My parents spoke Ladino, my older sisters understood it, I could piece together a little here and there, and I’m emblematic of this generation’s Sephardic Jew.

I researched a little, and uncovered a few things about the past my parents weaned me away from: Durme, Durme, for instance, a traditional lullaby that featured on the album that drove my mother to tears. I asked my sisters if they remembered the song; they, born in Turkey, did; I, born in Montreal, did not. My mother sang me songs from the 1930s and 1940s movies that had made North America her ambition: "Shine on Harvest Moon" and "When I’m Calling You" (with its ridiculous notion of how Mounties pursued snowbound maidens). Not "Durme Durme."

Ten or so years ago, I visited Salonika for the first time in my life. (My mother”s family, descended from vintners, took its name from a vine laden valley to its north; two of my grandparents were born there; another ancestor earned the honorific "Pasha" functioning as a kind of treasurer to the provincial leader in the late 19th century.)  I stayed with Greek friends, and when they asked about my (Greek-sounding) last name, I would try to explain but it was like enthusing about vespas at a bikers rally: It was all about Greeks vs. Turks. What was this about the Jews? No one even knew that the city once had a Jewish plurality; they were vaguely aware of a Jewish quarter.

My Greek friends were otherwise immensely hospitable, and wondered how a grandson of Greeks could not handle the language and insisted on calling me Ronnus and plying me with retsina.
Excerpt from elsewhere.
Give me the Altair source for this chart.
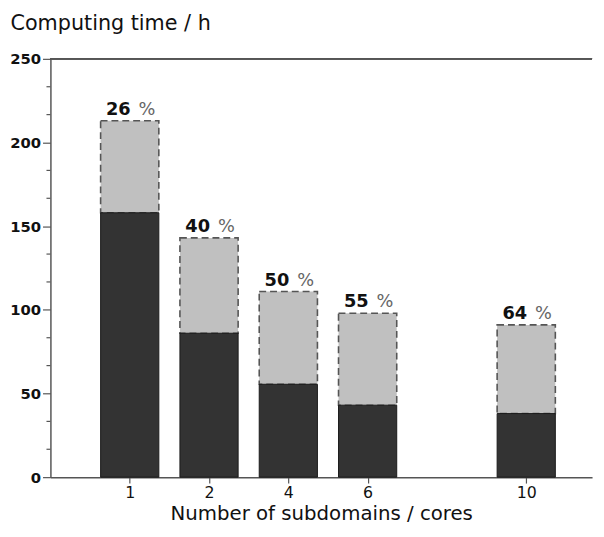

At one point, I couldn’t take much more and retired to a bedroom over the balcony.

I closed my eyes and drifted into the suspended region between sleep and wakefulness. I heard one of my hosts asking my girlfriend where I was. She explained, and he laughed and started singing "Durme Durme."

I snapped out of my hangover and ran downstairs: How did you know that song? Did you know it was a Jewish song?

He shrugged: It was "around." He had heard the song "around."

As if I had lost it. Except I didn’t. It never really belonged to me.

Cardozo doesn’t need the "first Hispanic" honorific. We don’t need to claim it for him.

It’s enough that he was a proud Jew.